Randy Marshall
- Marshall in 1969

No. 89
- Position: Defensive end

Personal information
- Born: December 14, 1946 (age 79) Oregon City, Oregon, U.S.
- Listed height: 6 ft 5 in (1.96 m)
- Listed weight: 237 lb (108 kg)

Career information
- High school: Santiam (Mill City, Oregon)
- College: Linfield
- NFL draft: 1970: 6th round, 152nd overall pick

Career history
- Atlanta Falcons (1970–1971);

Career NFL statistics
- Games: 15
- Stats at Pro Football Reference

= Randy Marshall =

American football player (born 1946)

Randall Donn Marshall (born December 14, 1946) is an American former professional football player who was a defensive end in the National Football League (NFL). He played college football for the Linfield Wildcats.

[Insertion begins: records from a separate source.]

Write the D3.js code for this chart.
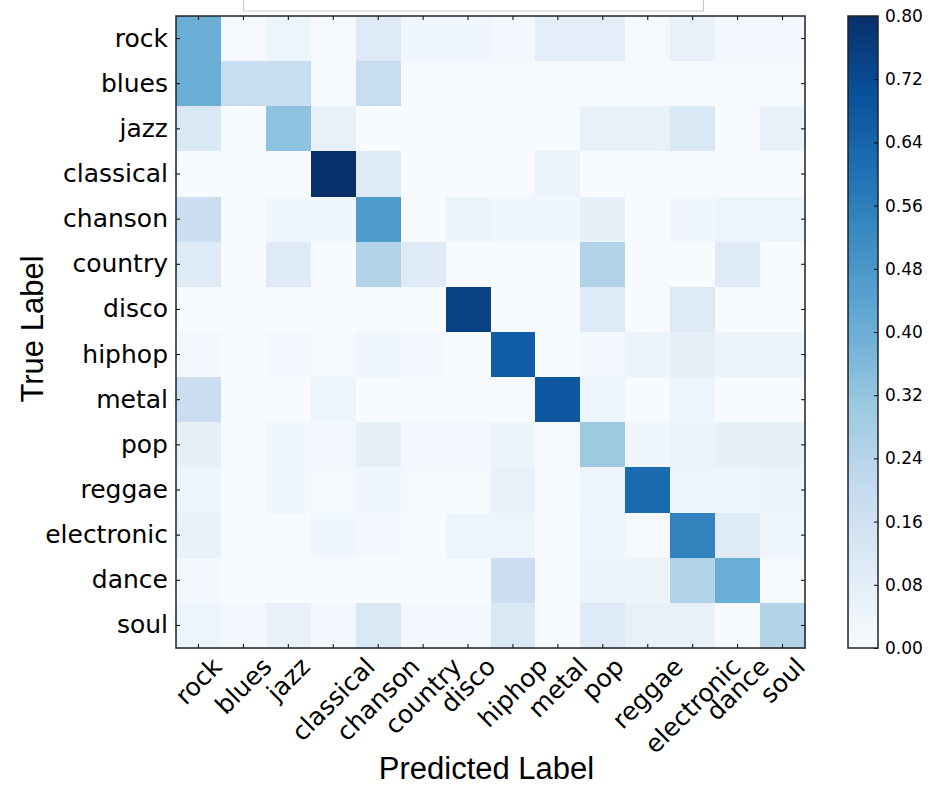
<!DOCTYPE html>
<html>
<head>
<meta charset="utf-8">
<script src="https://cdn.jsdelivr.net/npm/d3@7"></script>
<style>
  html, body { margin: 0; padding: 0; background: #ffffff; }
  svg { display: block; }
</style>
</head>
<body>
<svg id="chart" width="930" height="786"></svg>
<script>
// ---------- DATA ----------
const categories = ["rock", "blues", "jazz", "classical", "chanson", "country", "disco",
                    "hiphop", "metal", "pop", "reggae", "electronic", "dance", "soul"];

// one row per true label, columns follow `categories` (predicted label)
const rowRock       = [0.40, 0.01, 0.04, 0.01, 0.10, 0.03, 0.03, 0.02, 0.08, 0.08, 0.01, 0.06, 0.02, 0.02];
const rowBlues      = [0.40, 0.19, 0.19, 0.01, 0.19, 0.01, 0.01, 0.01, 0.01, 0.01, 0.01, 0.01, 0.01, 0.01];
const rowJazz       = [0.12, 0.00, 0.33, 0.06, 0.00, 0.00, 0.00, 0.00, 0.00, 0.06, 0.06, 0.12, 0.00, 0.06];
const rowClassical  = [0.00, 0.00, 0.00, 0.80, 0.10, 0.00, 0.00, 0.00, 0.05, 0.00, 0.00, 0.00, 0.00, 0.00];
const rowChanson    = [0.18, 0.00, 0.03, 0.03, 0.47, 0.00, 0.05, 0.03, 0.03, 0.07, 0.00, 0.03, 0.04, 0.04];
const rowCountry    = [0.10, 0.00, 0.10, 0.00, 0.25, 0.10, 0.00, 0.00, 0.00, 0.25, 0.00, 0.00, 0.10, 0.00];
const rowDisco      = [0.00, 0.00, 0.00, 0.00, 0.00, 0.00, 0.75, 0.00, 0.00, 0.10, 0.00, 0.10, 0.00, 0.00];
const rowHiphop     = [0.02, 0.00, 0.02, 0.00, 0.03, 0.02, 0.00, 0.66, 0.00, 0.02, 0.05, 0.07, 0.05, 0.05];
const rowMetal      = [0.18, 0.00, 0.00, 0.04, 0.00, 0.00, 0.00, 0.00, 0.68, 0.04, 0.00, 0.04, 0.00, 0.00];
const rowPop        = [0.07, 0.00, 0.03, 0.02, 0.07, 0.02, 0.02, 0.05, 0.01, 0.30, 0.03, 0.05, 0.07, 0.07];
const rowReggae     = [0.04, 0.00, 0.03, 0.01, 0.03, 0.01, 0.01, 0.06, 0.01, 0.04, 0.62, 0.04, 0.04, 0.05];
const rowElectronic = [0.06, 0.00, 0.00, 0.03, 0.02, 0.00, 0.04, 0.04, 0.00, 0.04, 0.01, 0.55, 0.10, 0.03];
const rowDance      = [0.02, 0.00, 0.00, 0.00, 0.00, 0.00, 0.00, 0.18, 0.00, 0.05, 0.05, 0.25, 0.40, 0.01];
const rowSoul       = [0.04, 0.02, 0.06, 0.02, 0.12, 0.02, 0.02, 0.12, 0.00, 0.10, 0.06, 0.06, 0.00, 0.25];

const matrixRows = [rowRock, rowBlues, rowJazz, rowClassical, rowChanson, rowCountry, rowDisco,
                    rowHiphop, rowMetal, rowPop, rowReggae, rowElectronic, rowDance, rowSoul];

const colorbarTicks = [0.00, 0.08, 0.16, 0.24, 0.32, 0.40, 0.48, 0.56, 0.64, 0.72, 0.80];
const colorDomainMax = 0.80;
const xTitle = "Predicted Label";
const yTitle = "True Label";

// ---------- LAYOUT ----------
const svg = d3.select("#chart");
const plot = { left: 176, right: 805, top: 16, bottom: 648 };
const cbar = { left: 848, right: 878, top: 16, bottom: 648 };
const tickFont = "'DejaVu Sans', sans-serif";
const titleFont = "'Liberation Sans', Arial, sans-serif";
const tickFontSize = 25;

// matplotlib "Blues" colormap (9 anchor colours, linear segments)
const bluesAnchors = ["#f7fbff", "#deebf7", "#c6dbef", "#9ecae1", "#6baed6",
                      "#4292c6", "#2171b5", "#08519c", "#08306b"];
const color = d3.scaleLinear()
  .domain(bluesAnchors.map((_, i) => i * colorDomainMax / (bluesAnchors.length - 1)))
  .range(bluesAnchors)
  .interpolate(d3.interpolateRgb)
  .clamp(true);

const x = d3.scaleBand().domain(categories).range([plot.left, plot.right]).padding(0);
const y = d3.scaleBand().domain(categories).range([plot.top, plot.bottom]).padding(0);

// clipped box at the very top (partially visible legend/title frame)
svg.append("rect")
  .attr("x", 243.5).attr("y", -20).attr("width", 460).attr("height", 31)
  .attr("fill", "#ffffff").attr("stroke", "#c8c8c8").attr("stroke-width", 1);

// ---------- CELLS ----------
const cells = [];
matrixRows.forEach((row, i) => row.forEach((v, j) => cells.push({ t: categories[i], p: categories[j], v })));

svg.append("g").selectAll("rect").data(cells).join("rect")
  .attr("x", d => x(d.p))
  .attr("y", d => y(d.t))
  .attr("width", x.bandwidth() + 0.5)
  .attr("height", y.bandwidth() + 0.5)
  .attr("fill", d => color(d.v))
  .attr("shape-rendering", "crispEdges");

// ---------- AXES (inward ticks on all sides) ----------
const tickLen = 4;
const axisStyle = g => {
  g.select(".domain").remove();
  g.selectAll(".tick line").attr("stroke", "#000").attr("stroke-width", 1);
};

const leftAxis = svg.append("g").attr("transform", `translate(${plot.left},0)`)
  .call(d3.axisLeft(y).tickSize(-tickLen).tickPadding(8))
  .call(axisStyle);
leftAxis.selectAll("text")
  .attr("font-family", tickFont).attr("font-size", tickFontSize).attr("fill", "#000");

svg.append("g").attr("transform", `translate(${plot.right},0)`)
  .call(d3.axisRight(y).tickSize(-tickLen).tickFormat(""))
  .call(axisStyle);

svg.append("g").attr("transform", `translate(0,${plot.top})`)
  .call(d3.axisTop(x).tickSize(-tickLen).tickFormat(""))
  .call(axisStyle);

const bottomAxis = svg.append("g").attr("transform", `translate(0,${plot.bottom})`)
  .call(d3.axisBottom(x).tickSize(-tickLen).tickFormat(""))
  .call(axisStyle);

// rotated x tick labels: 45 deg, rotated bounding box centred on tick, top aligned
const labelTop = 652 - plot.bottom;
const lineH = 29;
bottomAxis.selectAll(".tick").each(function(d) {
  const t = d3.select(this).append("text")
    .text(d)
    .attr("font-family", tickFont).attr("font-size", tickFontSize).attr("fill", "#000")
    .attr("text-anchor", "middle")
    .attr("dominant-baseline", "central");
  const w = t.node().getComputedTextLength();
  const cy = labelTop + (w + lineH) / (2 * Math.SQRT2);
  t.attr("transform", `translate(0,${cy}) rotate(-45)`);
});

// frame
svg.append("rect")
  .attr("x", plot.left).attr("y", plot.top)
  .attr("width", plot.right - plot.left).attr("height", plot.bottom - plot.top)
  .attr("fill", "none").attr("stroke", "#222").attr("stroke-width", 1.5);

// axis titles
svg.append("text")
  .attr("x", (plot.left + plot.right) / 2 - 4).attr("y", 779)
  .attr("text-anchor", "middle")
  .attr("font-family", titleFont).attr("font-size", 31).attr("fill", "#000")
  .text(xTitle);

svg.append("text")
  .attr("transform", `translate(43,${(plot.top + plot.bottom) / 2 - 3}) rotate(-90)`)
  .attr("text-anchor", "middle")
  .attr("font-family", titleFont).attr("font-size", 31).attr("fill", "#000")
  .text(yTitle);

// ---------- COLORBAR ----------
const cScale = d3.scaleLinear().domain([0, colorDomainMax]).range([cbar.bottom, cbar.top]);
const defs = svg.append("defs");
const grad = defs.append("linearGradient").attr("id", "bluesGrad")
  .attr("x1", 0).attr("y1", 1).attr("x2", 0).attr("y2", 0);
bluesAnchors.forEach((c, i) => {
  grad.append("stop").attr("offset", i / (bluesAnchors.length - 1)).attr("stop-color", c);
});
svg.append("rect")
  .attr("x", cbar.left).attr("y", cbar.top)
  .attr("width", cbar.right - cbar.left).attr("height", cbar.bottom - cbar.top)
  .attr("fill", "url(#bluesGrad)");

const cAxis = svg.append("g").attr("transform", `translate(${cbar.right},0)`)
  .call(d3.axisRight(cScale).tickValues(colorbarTicks).tickSize(-tickLen).tickPadding(7)
        .tickFormat(d3.format(".2f")))
  .call(axisStyle);
cAxis.selectAll("text")
  .attr("font-family", tickFont).attr("font-size", 17).attr("fill", "#000");

svg.append("rect")
  .attr("x", cbar.left).attr("y", cbar.top)
  .attr("width", cbar.right - cbar.left).attr("height", cbar.bottom - cbar.top)
  .attr("fill", "none").attr("stroke", "#222").attr("stroke-width", 1.5);
</script>
</body>
</html>
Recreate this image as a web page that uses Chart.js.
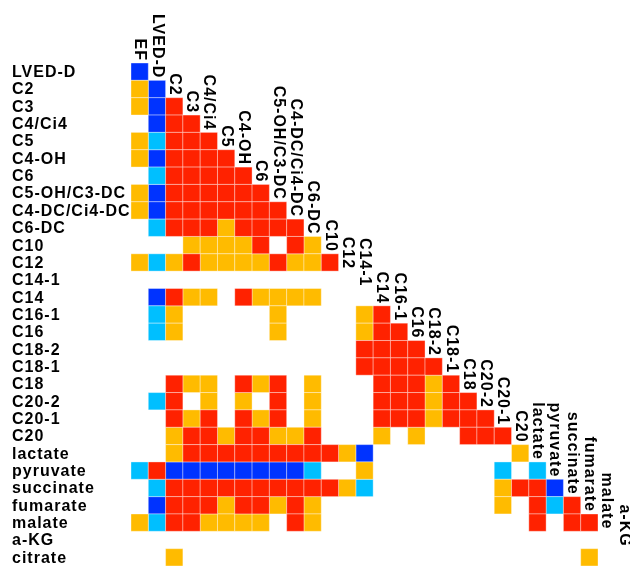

Marshall was born in Oregon City, Oregon, in 1946 and attended Santiam High School in Mill City, Oregon. He played college football and basketball at Linfield College in McMinnville, Oregon. He played for the football team from 1966 to 1969.

Marshall was selected by the Atlanta Falcons in the sixth round (152nd overall pick) of the 1970 NFL draft. He was called up from the taxi squad in October 1970 after Claude Humphrey was injured. In his first game for the Falcons, he received the team's "player of the Week" honor. Several weeks later, Marshall and teammate Bob Berry were arrested following a police raid on an alleged "pot party" at Marshall's apartment. In January 1977, a Cobb County Grand Jury found no cause for charges against either Marshall of Berry.

Marshall appeared in 15 games for the Falcons, two of them as a starter, during the 1970 and 1971 seasons. He was inducted into the Linfield Athletics Hall of Fame in 2006.